Problem to work on: Copy the lines of the data below exactly, starting at the first and stopping after the line that contains "import seaborn as sns"; include no pictures.

Data excerpt:
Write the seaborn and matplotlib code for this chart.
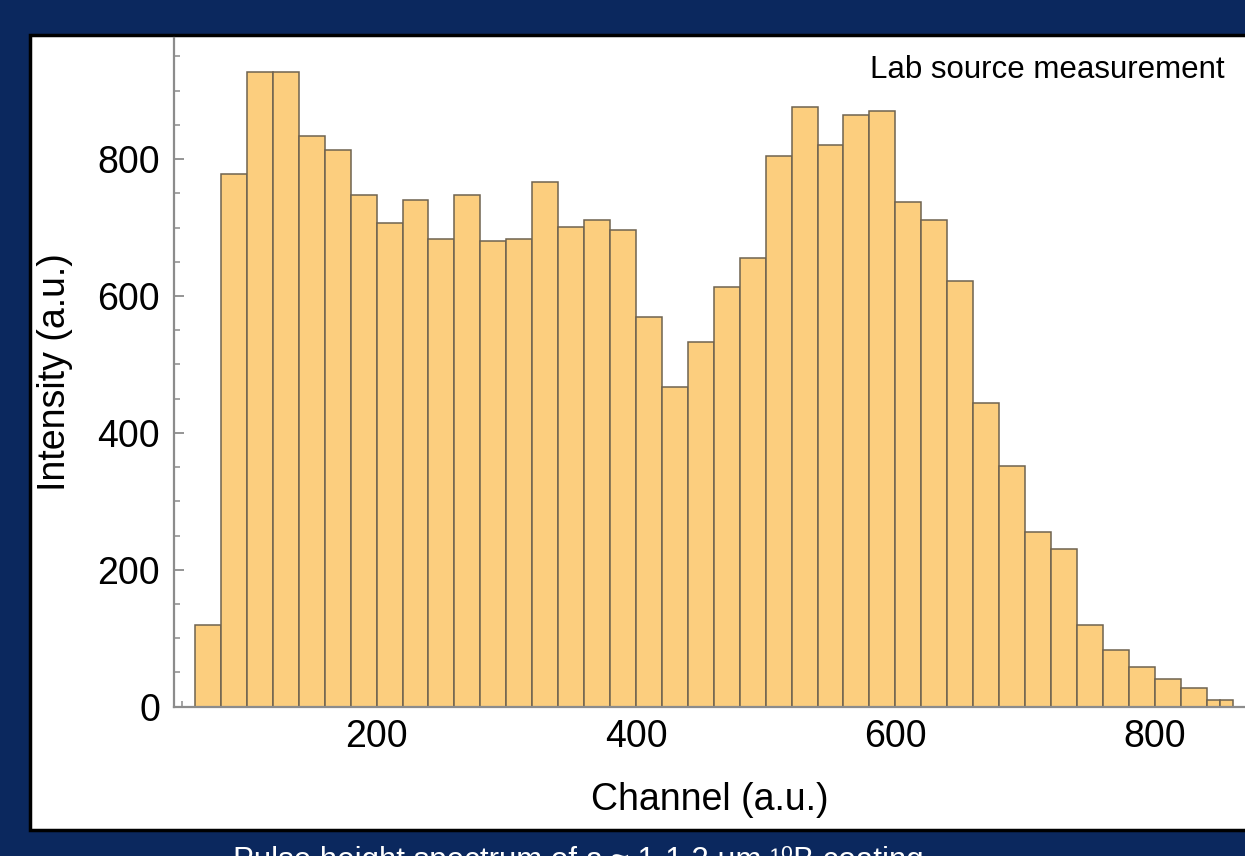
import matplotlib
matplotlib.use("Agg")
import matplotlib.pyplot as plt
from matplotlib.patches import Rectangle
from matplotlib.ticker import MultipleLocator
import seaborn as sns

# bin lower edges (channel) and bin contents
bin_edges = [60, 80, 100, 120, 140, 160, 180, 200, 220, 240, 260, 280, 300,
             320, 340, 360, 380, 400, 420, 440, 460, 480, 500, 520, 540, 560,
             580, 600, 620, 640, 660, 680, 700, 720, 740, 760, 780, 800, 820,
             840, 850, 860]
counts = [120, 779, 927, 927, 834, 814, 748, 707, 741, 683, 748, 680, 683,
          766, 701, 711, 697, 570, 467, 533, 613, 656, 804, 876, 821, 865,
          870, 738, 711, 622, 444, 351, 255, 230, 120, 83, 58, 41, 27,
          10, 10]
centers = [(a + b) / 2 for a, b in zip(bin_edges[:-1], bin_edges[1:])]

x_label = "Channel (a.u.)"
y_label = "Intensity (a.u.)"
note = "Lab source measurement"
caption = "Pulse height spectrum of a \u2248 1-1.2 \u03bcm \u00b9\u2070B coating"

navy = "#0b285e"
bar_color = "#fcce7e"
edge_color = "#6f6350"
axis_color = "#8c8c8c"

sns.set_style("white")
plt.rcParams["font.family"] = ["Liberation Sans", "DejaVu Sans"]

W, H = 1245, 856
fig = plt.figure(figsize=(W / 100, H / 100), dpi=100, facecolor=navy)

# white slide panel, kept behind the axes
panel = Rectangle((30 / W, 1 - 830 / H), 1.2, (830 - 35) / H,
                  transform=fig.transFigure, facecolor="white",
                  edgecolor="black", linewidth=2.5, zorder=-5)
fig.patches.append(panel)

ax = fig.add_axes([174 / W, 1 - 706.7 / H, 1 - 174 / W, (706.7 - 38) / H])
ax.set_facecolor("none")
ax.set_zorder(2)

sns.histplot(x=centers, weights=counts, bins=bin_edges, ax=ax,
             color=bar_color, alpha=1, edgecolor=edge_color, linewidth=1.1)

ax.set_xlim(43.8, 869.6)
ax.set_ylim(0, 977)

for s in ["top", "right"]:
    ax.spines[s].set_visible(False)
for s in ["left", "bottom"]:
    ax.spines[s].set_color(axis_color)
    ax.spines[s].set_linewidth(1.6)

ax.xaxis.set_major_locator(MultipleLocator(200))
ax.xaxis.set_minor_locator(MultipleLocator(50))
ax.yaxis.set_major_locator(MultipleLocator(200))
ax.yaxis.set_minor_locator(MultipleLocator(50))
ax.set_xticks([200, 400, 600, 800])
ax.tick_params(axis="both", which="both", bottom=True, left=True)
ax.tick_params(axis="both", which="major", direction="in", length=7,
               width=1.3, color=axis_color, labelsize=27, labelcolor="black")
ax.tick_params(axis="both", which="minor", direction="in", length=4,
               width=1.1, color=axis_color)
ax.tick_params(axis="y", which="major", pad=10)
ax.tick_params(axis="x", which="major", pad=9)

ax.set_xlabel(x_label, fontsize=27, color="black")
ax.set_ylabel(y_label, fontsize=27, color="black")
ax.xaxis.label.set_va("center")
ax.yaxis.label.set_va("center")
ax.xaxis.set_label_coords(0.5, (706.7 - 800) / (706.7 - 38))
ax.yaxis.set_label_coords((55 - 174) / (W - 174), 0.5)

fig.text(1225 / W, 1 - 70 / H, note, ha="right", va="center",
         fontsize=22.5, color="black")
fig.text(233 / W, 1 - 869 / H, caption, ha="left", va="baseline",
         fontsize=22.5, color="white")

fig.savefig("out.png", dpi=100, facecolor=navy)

Worked answer:
Write the seaborn and matplotlib code for this chart.
import matplotlib
matplotlib.use("Agg")
import matplotlib.pyplot as plt
from matplotlib.patches import Rectangle
from matplotlib.ticker import MultipleLocator
import seaborn as sns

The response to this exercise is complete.